[Charts and diagrams as code]
******

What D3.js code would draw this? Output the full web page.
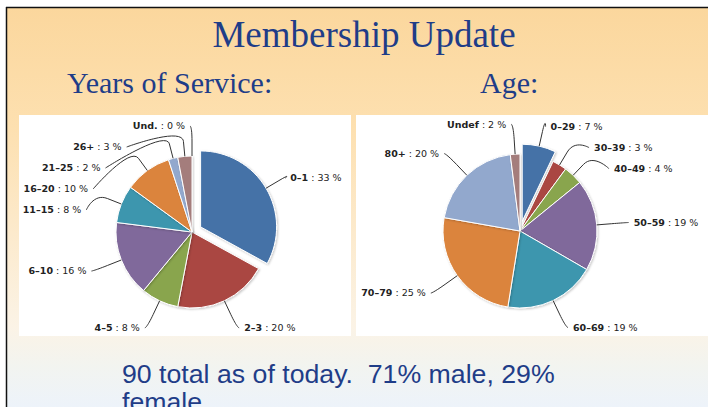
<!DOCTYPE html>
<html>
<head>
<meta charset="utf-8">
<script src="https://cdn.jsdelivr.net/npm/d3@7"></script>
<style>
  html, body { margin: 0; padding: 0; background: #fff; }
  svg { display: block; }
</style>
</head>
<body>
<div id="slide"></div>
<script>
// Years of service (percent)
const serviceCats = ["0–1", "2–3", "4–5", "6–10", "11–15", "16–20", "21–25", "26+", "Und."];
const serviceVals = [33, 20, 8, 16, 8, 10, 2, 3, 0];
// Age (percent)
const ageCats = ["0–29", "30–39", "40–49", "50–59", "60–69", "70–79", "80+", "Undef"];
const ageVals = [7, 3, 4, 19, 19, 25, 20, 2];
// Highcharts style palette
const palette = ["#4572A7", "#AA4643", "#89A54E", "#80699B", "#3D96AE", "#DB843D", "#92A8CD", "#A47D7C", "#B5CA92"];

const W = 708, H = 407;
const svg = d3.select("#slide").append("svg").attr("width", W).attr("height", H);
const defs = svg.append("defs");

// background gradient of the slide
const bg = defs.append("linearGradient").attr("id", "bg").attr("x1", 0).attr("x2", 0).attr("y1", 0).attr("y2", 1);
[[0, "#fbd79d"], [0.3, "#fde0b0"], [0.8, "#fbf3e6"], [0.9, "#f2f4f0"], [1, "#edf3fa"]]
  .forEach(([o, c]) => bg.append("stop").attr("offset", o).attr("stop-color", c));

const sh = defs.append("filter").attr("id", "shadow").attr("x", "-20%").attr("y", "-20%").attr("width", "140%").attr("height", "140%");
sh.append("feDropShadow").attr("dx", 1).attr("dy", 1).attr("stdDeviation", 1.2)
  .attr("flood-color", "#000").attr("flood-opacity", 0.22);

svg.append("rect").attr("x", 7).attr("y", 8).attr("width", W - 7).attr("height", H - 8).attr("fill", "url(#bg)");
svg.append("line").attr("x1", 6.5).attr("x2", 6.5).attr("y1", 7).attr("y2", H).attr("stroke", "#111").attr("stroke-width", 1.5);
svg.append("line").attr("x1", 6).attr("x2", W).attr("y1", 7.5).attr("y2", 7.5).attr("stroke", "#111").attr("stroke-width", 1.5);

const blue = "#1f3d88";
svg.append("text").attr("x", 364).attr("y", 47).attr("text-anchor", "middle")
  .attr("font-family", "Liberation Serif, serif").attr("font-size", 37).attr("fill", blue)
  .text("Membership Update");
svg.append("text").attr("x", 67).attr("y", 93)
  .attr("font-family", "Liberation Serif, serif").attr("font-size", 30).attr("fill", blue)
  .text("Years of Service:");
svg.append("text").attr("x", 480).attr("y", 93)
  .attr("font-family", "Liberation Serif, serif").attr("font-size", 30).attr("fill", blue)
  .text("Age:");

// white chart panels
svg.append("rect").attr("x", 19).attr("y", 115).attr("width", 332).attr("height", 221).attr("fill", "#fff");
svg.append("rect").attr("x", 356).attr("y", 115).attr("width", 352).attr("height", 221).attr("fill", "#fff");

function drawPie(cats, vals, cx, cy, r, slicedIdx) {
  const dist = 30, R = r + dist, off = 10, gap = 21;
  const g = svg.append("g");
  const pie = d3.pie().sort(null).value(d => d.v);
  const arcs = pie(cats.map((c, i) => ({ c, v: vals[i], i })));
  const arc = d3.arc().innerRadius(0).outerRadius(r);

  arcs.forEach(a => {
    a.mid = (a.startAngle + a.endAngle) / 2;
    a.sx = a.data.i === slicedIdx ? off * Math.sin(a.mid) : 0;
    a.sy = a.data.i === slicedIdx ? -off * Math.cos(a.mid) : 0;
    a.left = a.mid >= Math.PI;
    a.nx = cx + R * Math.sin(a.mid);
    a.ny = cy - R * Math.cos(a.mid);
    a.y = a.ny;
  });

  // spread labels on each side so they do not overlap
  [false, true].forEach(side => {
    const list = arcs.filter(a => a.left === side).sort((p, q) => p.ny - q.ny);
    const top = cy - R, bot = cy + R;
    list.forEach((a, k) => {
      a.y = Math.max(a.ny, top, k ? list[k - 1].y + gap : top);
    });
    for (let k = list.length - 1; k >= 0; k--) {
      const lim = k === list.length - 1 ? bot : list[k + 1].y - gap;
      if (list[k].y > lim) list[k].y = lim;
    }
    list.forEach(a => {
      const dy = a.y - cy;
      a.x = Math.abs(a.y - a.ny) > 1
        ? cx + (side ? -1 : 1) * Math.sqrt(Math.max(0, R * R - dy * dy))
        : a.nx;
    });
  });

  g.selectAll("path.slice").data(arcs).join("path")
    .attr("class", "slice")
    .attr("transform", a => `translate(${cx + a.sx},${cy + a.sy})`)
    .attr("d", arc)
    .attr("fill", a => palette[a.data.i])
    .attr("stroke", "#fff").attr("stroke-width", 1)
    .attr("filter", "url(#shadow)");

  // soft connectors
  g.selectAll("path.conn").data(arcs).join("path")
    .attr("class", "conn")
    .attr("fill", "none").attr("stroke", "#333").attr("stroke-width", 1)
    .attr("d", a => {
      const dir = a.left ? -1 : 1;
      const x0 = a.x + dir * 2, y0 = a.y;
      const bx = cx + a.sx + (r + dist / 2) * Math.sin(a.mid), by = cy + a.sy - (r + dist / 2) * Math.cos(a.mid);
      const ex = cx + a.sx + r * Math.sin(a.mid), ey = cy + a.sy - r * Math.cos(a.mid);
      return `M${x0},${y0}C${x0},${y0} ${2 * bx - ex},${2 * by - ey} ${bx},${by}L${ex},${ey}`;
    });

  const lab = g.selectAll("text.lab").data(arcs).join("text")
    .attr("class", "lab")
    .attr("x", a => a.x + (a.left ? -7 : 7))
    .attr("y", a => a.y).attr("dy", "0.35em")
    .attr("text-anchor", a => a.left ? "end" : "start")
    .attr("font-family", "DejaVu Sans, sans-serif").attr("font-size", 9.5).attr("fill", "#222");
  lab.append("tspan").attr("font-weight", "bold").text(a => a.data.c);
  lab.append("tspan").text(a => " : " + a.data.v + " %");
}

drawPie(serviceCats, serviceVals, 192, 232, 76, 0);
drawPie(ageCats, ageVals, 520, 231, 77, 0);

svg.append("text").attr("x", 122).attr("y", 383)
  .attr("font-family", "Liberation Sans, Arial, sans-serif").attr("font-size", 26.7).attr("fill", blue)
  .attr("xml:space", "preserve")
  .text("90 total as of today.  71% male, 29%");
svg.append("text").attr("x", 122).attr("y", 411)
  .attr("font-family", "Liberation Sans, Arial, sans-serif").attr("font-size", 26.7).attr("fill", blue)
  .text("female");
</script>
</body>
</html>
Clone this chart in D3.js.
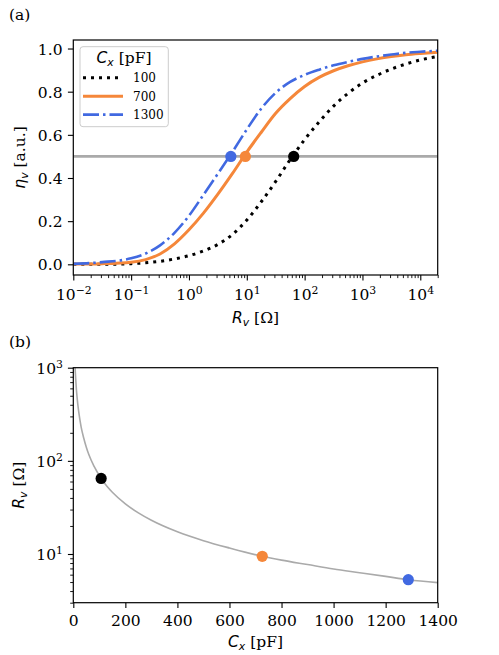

******

- Task details
Output all of the data exactly as it stands, minus any images.

- Result for this exercise
What D3.js code would draw this? Output the full web page.
<!DOCTYPE html>
<html>
<head>
<meta charset="utf-8">
<script src="https://cdn.jsdelivr.net/npm/d3@7"></script>
<style>
  html, body { margin: 0; padding: 0; background: #fff; }
  svg { display: block; }
</style>
</head>
<body>
<div id="slide"></div>
<script>
// Years of service (percent)
const serviceCats = ["0–1", "2–3", "4–5", "6–10", "11–15", "16–20", "21–25", "26+", "Und."];
const serviceVals = [33, 20, 8, 16, 8, 10, 2, 3, 0];
// Age (percent)
const ageCats = ["0–29", "30–39", "40–49", "50–59", "60–69", "70–79", "80+", "Undef"];
const ageVals = [7, 3, 4, 19, 19, 25, 20, 2];
// Highcharts style palette
const palette = ["#4572A7", "#AA4643", "#89A54E", "#80699B", "#3D96AE", "#DB843D", "#92A8CD", "#A47D7C", "#B5CA92"];

const W = 708, H = 407;
const svg = d3.select("#slide").append("svg").attr("width", W).attr("height", H);
const defs = svg.append("defs");

// background gradient of the slide
const bg = defs.append("linearGradient").attr("id", "bg").attr("x1", 0).attr("x2", 0).attr("y1", 0).attr("y2", 1);
[[0, "#fbd79d"], [0.3, "#fde0b0"], [0.8, "#fbf3e6"], [0.9, "#f2f4f0"], [1, "#edf3fa"]]
  .forEach(([o, c]) => bg.append("stop").attr("offset", o).attr("stop-color", c));

const sh = defs.append("filter").attr("id", "shadow").attr("x", "-20%").attr("y", "-20%").attr("width", "140%").attr("height", "140%");
sh.append("feDropShadow").attr("dx", 1).attr("dy", 1).attr("stdDeviation", 1.2)
  .attr("flood-color", "#000").attr("flood-opacity", 0.22);

svg.append("rect").attr("x", 7).attr("y", 8).attr("width", W - 7).attr("height", H - 8).attr("fill", "url(#bg)");
svg.append("line").attr("x1", 6.5).attr("x2", 6.5).attr("y1", 7).attr("y2", H).attr("stroke", "#111").attr("stroke-width", 1.5);
svg.append("line").attr("x1", 6).attr("x2", W).attr("y1", 7.5).attr("y2", 7.5).attr("stroke", "#111").attr("stroke-width", 1.5);

const blue = "#1f3d88";
svg.append("text").attr("x", 364).attr("y", 47).attr("text-anchor", "middle")
  .attr("font-family", "Liberation Serif, serif").attr("font-size", 37).attr("fill", blue)
  .text("Membership Update");
svg.append("text").attr("x", 67).attr("y", 93)
  .attr("font-family", "Liberation Serif, serif").attr("font-size", 30).attr("fill", blue)
  .text("Years of Service:");
svg.append("text").attr("x", 480).attr("y", 93)
  .attr("font-family", "Liberation Serif, serif").attr("font-size", 30).attr("fill", blue)
  .text("Age:");

// white chart panels
svg.append("rect").attr("x", 19).attr("y", 115).attr("width", 332).attr("height", 221).attr("fill", "#fff");
svg.append("rect").attr("x", 356).attr("y", 115).attr("width", 352).attr("height", 221).attr("fill", "#fff");

function drawPie(cats, vals, cx, cy, r, slicedIdx) {
  const dist = 30, R = r + dist, off = 10, gap = 21;
  const g = svg.append("g");
  const pie = d3.pie().sort(null).value(d => d.v);
  const arcs = pie(cats.map((c, i) => ({ c, v: vals[i], i })));
  const arc = d3.arc().innerRadius(0).outerRadius(r);

  arcs.forEach(a => {
    a.mid = (a.startAngle + a.endAngle) / 2;
    a.sx = a.data.i === slicedIdx ? off * Math.sin(a.mid) : 0;
    a.sy = a.data.i === slicedIdx ? -off * Math.cos(a.mid) : 0;
    a.left = a.mid >= Math.PI;
    a.nx = cx + R * Math.sin(a.mid);
    a.ny = cy - R * Math.cos(a.mid);
    a.y = a.ny;
  });

  // spread labels on each side so they do not overlap
  [false, true].forEach(side => {
    const list = arcs.filter(a => a.left === side).sort((p, q) => p.ny - q.ny);
    const top = cy - R, bot = cy + R;
    list.forEach((a, k) => {
      a.y = Math.max(a.ny, top, k ? list[k - 1].y + gap : top);
    });
    for (let k = list.length - 1; k >= 0; k--) {
      const lim = k === list.length - 1 ? bot : list[k + 1].y - gap;
      if (list[k].y > lim) list[k].y = lim;
    }
    list.forEach(a => {
      const dy = a.y - cy;
      a.x = Math.abs(a.y - a.ny) > 1
        ? cx + (side ? -1 : 1) * Math.sqrt(Math.max(0, R * R - dy * dy))
        : a.nx;
    });
  });

  g.selectAll("path.slice").data(arcs).join("path")
    .attr("class", "slice")
    .attr("transform", a => `translate(${cx + a.sx},${cy + a.sy})`)
    .attr("d", arc)
    .attr("fill", a => palette[a.data.i])
    .attr("stroke", "#fff").attr("stroke-width", 1)
    .attr("filter", "url(#shadow)");

  // soft connectors
  g.selectAll("path.conn").data(arcs).join("path")
    .attr("class", "conn")
    .attr("fill", "none").attr("stroke", "#333").attr("stroke-width", 1)
    .attr("d", a => {
      const dir = a.left ? -1 : 1;
      const x0 = a.x + dir * 2, y0 = a.y;
      const bx = cx + a.sx + (r + dist / 2) * Math.sin(a.mid), by = cy + a.sy - (r + dist / 2) * Math.cos(a.mid);
      const ex = cx + a.sx + r * Math.sin(a.mid), ey = cy + a.sy - r * Math.cos(a.mid);
      return `M${x0},${y0}C${x0},${y0} ${2 * bx - ex},${2 * by - ey} ${bx},${by}L${ex},${ey}`;
    });

  const lab = g.selectAll("text.lab").data(arcs).join("text")
    .attr("class", "lab")
    .attr("x", a => a.x + (a.left ? -7 : 7))
    .attr("y", a => a.y).attr("dy", "0.35em")
    .attr("text-anchor", a => a.left ? "end" : "start")
    .attr("font-family", "DejaVu Sans, sans-serif").attr("font-size", 9.5).attr("fill", "#222");
  lab.append("tspan").attr("font-weight", "bold").text(a => a.data.c);
  lab.append("tspan").text(a => " : " + a.data.v + " %");
}

drawPie(serviceCats, serviceVals, 192, 232, 76, 0);
drawPie(ageCats, ageVals, 520, 231, 77, 0);

svg.append("text").attr("x", 122).attr("y", 383)
  .attr("font-family", "Liberation Sans, Arial, sans-serif").attr("font-size", 26.7).attr("fill", blue)
  .attr("xml:space", "preserve")
  .text("90 total as of today.  71% male, 29%");
svg.append("text").attr("x", 122).attr("y", 411)
  .attr("font-family", "Liberation Sans, Arial, sans-serif").attr("font-size", 26.7).attr("fill", blue)
  .text("female");
</script>
</body>
</html>
Clone this chart in D3.js.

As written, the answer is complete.